However, there are fewer physicians, mental health providers and dentists per capita than the Minnesota average. Mower had one doctor per 1,970 residents, compared to the state average of one per 1,100 residents. Mower had one dentist per every 2,170 residents, compared to the state average of one per 1,480 residents.

The county had one mental health provider per 1,000 residents, while the state averages one per 510 residents.

The county also showed some social and economic challenges. About 77 percent of Mower’s residents graduated high school, which trailed the state average of 83 percent. The county’s 62 percent of residents with some college trailed the state’s 74 percent.

Mower also has 16 percent of children in poverty compared to the state average of 13 percent. The county also had 37 percent of children in single-parent households, which was higher than the state average of 28 percent.

Premature deaths on the rise?

Nationwide, the study showed premature deaths on the rise with 1.2 million people dying prematurely in 2015 — 39,700 more than in 2014.

The premature death rates have risen since 2012, and drug overdoses influenced the rise, the report stated.

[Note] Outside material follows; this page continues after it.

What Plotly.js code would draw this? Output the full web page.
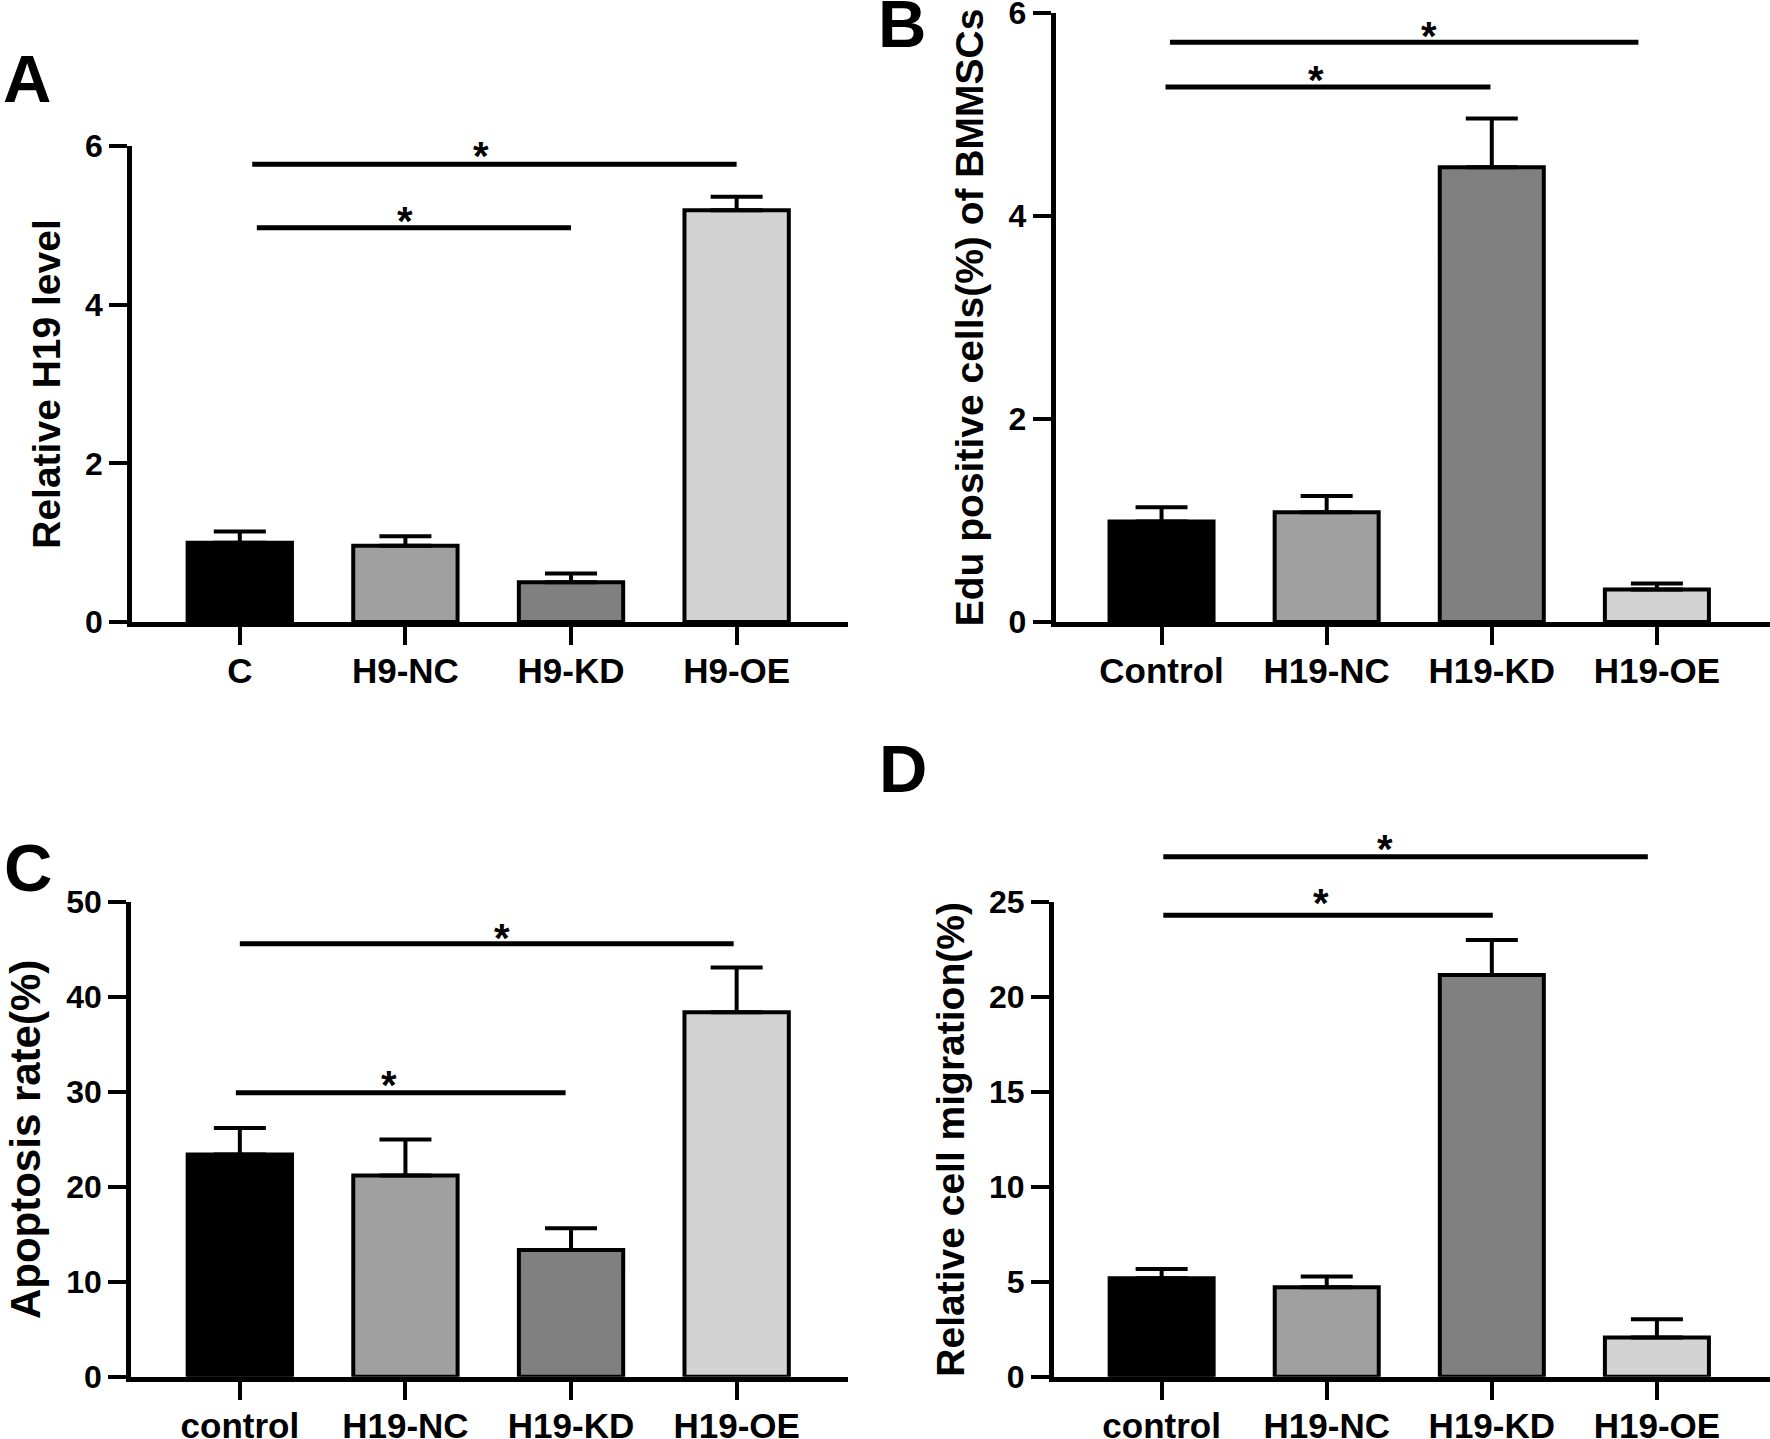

“Drug overdose was by far the single leading cause of premature death by injury in 2015 and contributed to the accelerated rise in premature death from 2014 to 2015,” a report summary stated.

Mower County lost an estimated 5,400 years of potential life before age 75 when adjusted for 100,000, while the state averaged 5,100 years.

Rural counties continue having the highest premature death rates, followed by smaller metro areas, the report found.

This was the eighth year the University of Wisconsin Population Health Institute has published the County Health Rankings report.